▸ **Written request**:
Only the lines from the top of the listing below to the line that has "const fitXRight = [0,50,100,150,200,250,300,350,400,450,500];" should be echoed, with both ends kept and pictures left out.

▸ **Collected data**:
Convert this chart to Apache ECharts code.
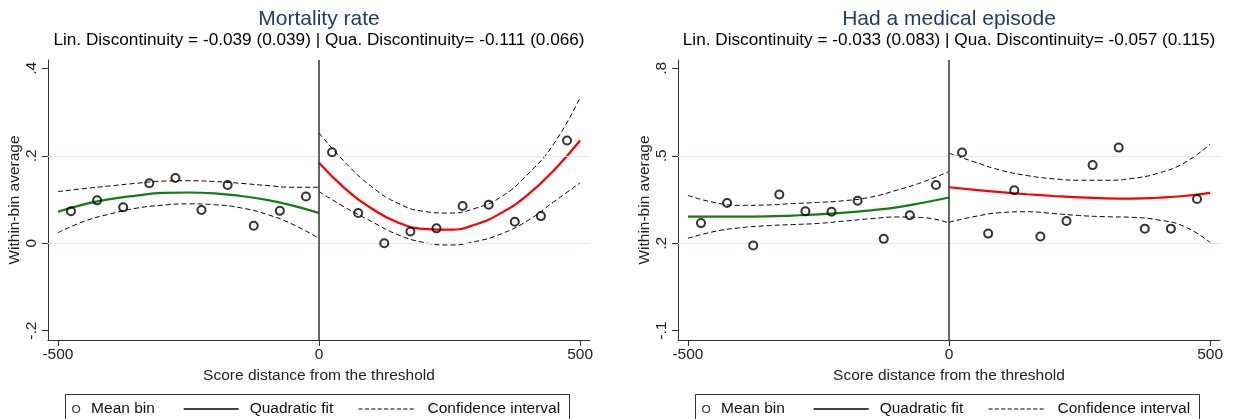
<!DOCTYPE html>
<html>
<head>
<meta charset="utf-8">
<script src="https://cdn.jsdelivr.net/npm/echarts@6/dist/echarts.min.js"></script>
<style>html,body{margin:0;padding:0;background:#fff;}#c{width:1233px;height:419px;}</style>
</head>
<body>
<div id="c"></div>
<script>
// ---- data ----
const binXLeft  = [-475,-425,-375,-325,-275,-225,-175,-125,-75,-25];
const binXRight = [25,75,125,175,225,275,325,375,425,475];
const fitXLeft  = [-500,-450,-400,-350,-300,-250,-200,-150,-100,-50,0];
const fitXRight = [0,50,100,150,200,250,300,350,400,450,500];

const xTicks = [-500,0,500];
const mortYTicks = [-0.2,0,0.2,0.4];
const medYTicks  = [-0.1,0.2,0.5,0.8];
const mortGridY = [0.2,0];
const medGridY  = [0.5,0.2];

// Mortality rate
const mortBinL = [0.073,0.098,0.082,0.137,0.149,0.076,0.133,0.040,0.074,0.107];
const mortBinR = [0.208,0.069,0.000,0.027,0.034,0.085,0.088,0.049,0.062,0.235];
const mortFitL = [0.072,0.089,0.101,0.109,0.115,0.116,0.114,0.108,0.099,0.086,0.069];
const mortHiL  = [0.118,0.125,0.131,0.137,0.142,0.143,0.141,0.137,0.132,0.128,0.128];
const mortLoL  = [0.024,0.050,0.067,0.080,0.087,0.090,0.088,0.081,0.066,0.043,0.011];
const mortFitR = [0.184,0.125,0.080,0.048,0.033,0.031,0.043,0.070,0.111,0.167,0.235];
const mortHiR  = [0.252,0.185,0.130,0.092,0.073,0.069,0.080,0.107,0.158,0.228,0.333];
const mortLoR  = [0.118,0.082,0.050,0.020,0.002,-0.004,0.004,0.022,0.052,0.095,0.138];

// Had a medical episode
const medBinL = [0.269,0.338,0.192,0.367,0.310,0.308,0.346,0.215,0.296,0.400];
const medBinR = [0.511,0.233,0.382,0.223,0.276,0.468,0.528,0.250,0.250,0.352];
const medFitL = [0.291,0.291,0.291,0.292,0.295,0.299,0.305,0.313,0.323,0.339,0.357];
const medHiL  = [0.364,0.340,0.330,0.331,0.336,0.340,0.346,0.358,0.382,0.410,0.446];
const medLoL  = [0.217,0.240,0.253,0.260,0.264,0.268,0.276,0.284,0.290,0.288,0.269];
const medFitR = [0.392,0.383,0.375,0.368,0.362,0.357,0.354,0.353,0.356,0.362,0.373];
const medHiR  = [0.509,0.478,0.450,0.432,0.421,0.416,0.416,0.422,0.440,0.475,0.540];
const medLoR  = [0.272,0.292,0.305,0.308,0.302,0.295,0.291,0.289,0.280,0.258,0.203];

// ---- chart ----
const FONT = 'Liberation Sans, Arial, sans-serif';
const zip = (xs, ys) => xs.map((x, i) => [x, ys[i]]);
const fmt = v => { const s = String(+(+v).toFixed(3)); return s.replace(/^(-?)0\./, '$1.'); };

const GREEN = '#127d12', RED = '#ff0000';
const DASH = [5, 3];

function panelSeries(k, binL, binR, fitL, hiL, loL, fitR, hiR, loR, gridY) {
  const ax = { xAxisIndex: k, yAxisIndex: k, animation: false, silent: true };
  const ci = (name, xs, ys) => Object.assign({
    name, type: 'line', data: zip(xs, ys), symbol: 'none', smooth: true, z: 3,
    lineStyle: { color: '#000', width: 1, type: DASH }
  }, ax);
  const fit = (name, xs, ys, color) => Object.assign({
    name, type: 'line', data: zip(xs, ys), symbol: 'none', smooth: true, z: 4,
    lineStyle: { color, width: 2.2 }
  }, ax);
  const pts = (name, xs, ys) => Object.assign({
    name, type: 'scatter', data: zip(xs, ys), symbol: 'circle', symbolSize: 8, z: 5,
    itemStyle: { color: 'transparent', borderColor: '#000', borderWidth: 2 }
  }, ax);
  const lo = ci('loL' + k, fitXLeft, loL);
  lo.markLine = {
    silent: true, symbol: 'none', animation: false, label: { show: false },
    data: gridY.map(v => ({ yAxis: v, lineStyle: { color: '#e2ecec', width: 1, type: 'solid' } }))
      .concat([{ xAxis: 0, lineStyle: { color: '#333', width: 1.5, type: 'solid' } }])
  };
  return [
    lo, ci('hiL' + k, fitXLeft, hiL), ci('loR' + k, fitXRight, loR), ci('hiR' + k, fitXRight, hiR),
    fit('fitL' + k, fitXLeft, fitL, GREEN), fit('fitR' + k, fitXRight, fitR, RED),
    pts('binL' + k, binXLeft, binL), pts('binR' + k, binXRight, binR)
  ];
}

function xAxis(k) {
  return {
    type: 'value', gridIndex: k, min: -519, max: 519,
    axisLine: { show: true, onZero: false, lineStyle: { color: '#333', width: 1 } },
    axisTick: { show: true, length: 6, customValues: xTicks, lineStyle: { color: '#333' } },
    axisLabel: { customValues: xTicks, fontSize: 15.5, color: '#222', fontFamily: FONT, margin: 7 },
    splitLine: { show: false },
    name: 'Score distance from the threshold', nameLocation: 'middle', nameGap: 26,
    nameTextStyle: { fontSize: 15.5, color: '#222', fontFamily: FONT }
  };
}
function yAxis(k, min, max, ticks) {
  return {
    type: 'value', gridIndex: k, min, max,
    axisLine: { show: true, onZero: false, lineStyle: { color: '#333', width: 1 } },
    axisTick: { show: true, length: 6, customValues: ticks, lineStyle: { color: '#333' } },
    axisLabel: { customValues: ticks, rotate: 90, formatter: fmt, fontSize: 15.5, color: '#222', fontFamily: FONT, margin: 8 },
    splitLine: { show: false },
    name: 'Within-bin average', nameLocation: 'middle', nameGap: 25, nameRotate: 90,
    nameTextStyle: { fontSize: 15.5, color: '#222', fontFamily: FONT }
  };
}

function legends(off) {
  const txt = pad => ({ fontSize: 15.5, color: '#111', fontFamily: FONT, padding: [0, 0, 0, pad] });
  return [
    { data: ['Mean bin'], left: 72 + off, top: 401, padding: 0, itemWidth: 20, itemHeight: 7, selectedMode: false,
      itemStyle: { color: 'transparent', borderColor: '#000', borderWidth: 1.2 }, textStyle: txt(0) },
    { data: ['Quadratic fit'], left: 183 + off, top: 401, padding: 0, itemWidth: 55, itemHeight: 14, selectedMode: false,
      itemStyle: { opacity: 0, color: 'transparent', borderWidth: 0 },
      lineStyle: { color: '#000', width: 1.3 }, textStyle: txt(6) },
    { data: ['Confidence interval'], left: 358 + off, top: 401, padding: 0, itemWidth: 57, itemHeight: 14, selectedMode: false,
      itemStyle: { opacity: 0, color: 'transparent', borderWidth: 0 },
      lineStyle: { color: '#000', width: 1, type: [4, 2.4] }, textStyle: txt(7) }
  ];
}

const legendSeries = [
  { name: 'Mean bin', type: 'scatter', data: [], symbol: 'circle', xAxisIndex: 0, yAxisIndex: 0,
    itemStyle: { color: 'transparent', borderColor: '#000', borderWidth: 1.2 } },
  { name: 'Quadratic fit', type: 'line', data: [], symbol: 'none', showSymbol: false, xAxisIndex: 0, yAxisIndex: 0,
    itemStyle: { color: 'transparent' }, lineStyle: { color: '#000', width: 1.3 } },
  { name: 'Confidence interval', type: 'line', data: [], symbol: 'none', showSymbol: false, xAxisIndex: 0, yAxisIndex: 0,
    itemStyle: { color: 'transparent' }, lineStyle: { color: '#000', width: 1, type: [4, 2.4] } }
];

function titleText(x, y, text, size, color) {
  return { type: 'text', x, y, silent: true,
    style: { text, fontSize: size, fontFamily: FONT, fill: color, align: 'center', verticalAlign: 'middle' } };
}

const option = {
  animation: false,
  backgroundColor: '#fff',
  grid: [
    { left: 48, top: 60, width: 542, height: 280 },
    { left: 678, top: 60, width: 542, height: 280 }
  ],
  xAxis: [xAxis(0), xAxis(1)],
  yAxis: [yAxis(0, -0.2213, 0.419, mortYTicks), yAxis(1, -0.1319, 0.8285, medYTicks)],
  legend: legends(0).concat(legends(630)),
  graphic: [
    titleText(319, 19.5, 'Mortality rate', 21, '#1e3d64'),
    titleText(319, 40, 'Lin. Discontinuity = -0.039 (0.039) | Qua. Discontinuity= -0.111 (0.066)', 17.2, '#000'),
    titleText(949, 19.5, 'Had a medical episode', 21, '#1e3d64'),
    titleText(949, 40, 'Lin. Discontinuity = -0.033 (0.083) | Qua. Discontinuity= -0.057 (0.115)', 17.2, '#000'),
    { type: 'rect', silent: true, shape: { x: 65.5, y: 394.5, width: 504, height: 40 }, style: { fill: 'none', stroke: '#333', lineWidth: 1 } },
    { type: 'rect', silent: true, shape: { x: 695.5, y: 394.5, width: 504, height: 40 }, style: { fill: 'none', stroke: '#333', lineWidth: 1 } }
  ],
  series: legendSeries
    .concat(panelSeries(0, mortBinL, mortBinR, mortFitL, mortHiL, mortLoL, mortFitR, mortHiR, mortLoR, mortGridY))
    .concat(panelSeries(1, medBinL, medBinR, medFitL, medHiL, medLoL, medFitR, medHiR, medLoR, medGridY))
};

const chart = echarts.init(document.getElementById('c'), null, { renderer: 'canvas' });
chart.setOption(option);
</script>
</body>
</html>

▸ **In response**:
Convert this chart to Apache ECharts code.
<!DOCTYPE html>
<html>
<head>
<meta charset="utf-8">
<script src="https://cdn.jsdelivr.net/npm/echarts@6/dist/echarts.min.js"></script>
<style>html,body{margin:0;padding:0;background:#fff;}#c{width:1233px;height:419px;}</style>
</head>
<body>
<div id="c"></div>
<script>
// ---- data ----
const binXLeft  = [-475,-425,-375,-325,-275,-225,-175,-125,-75,-25];
const binXRight = [25,75,125,175,225,275,325,375,425,475];
const fitXLeft  = [-500,-450,-400,-350,-300,-250,-200,-150,-100,-50,0];
const fitXRight = [0,50,100,150,200,250,300,350,400,450,500];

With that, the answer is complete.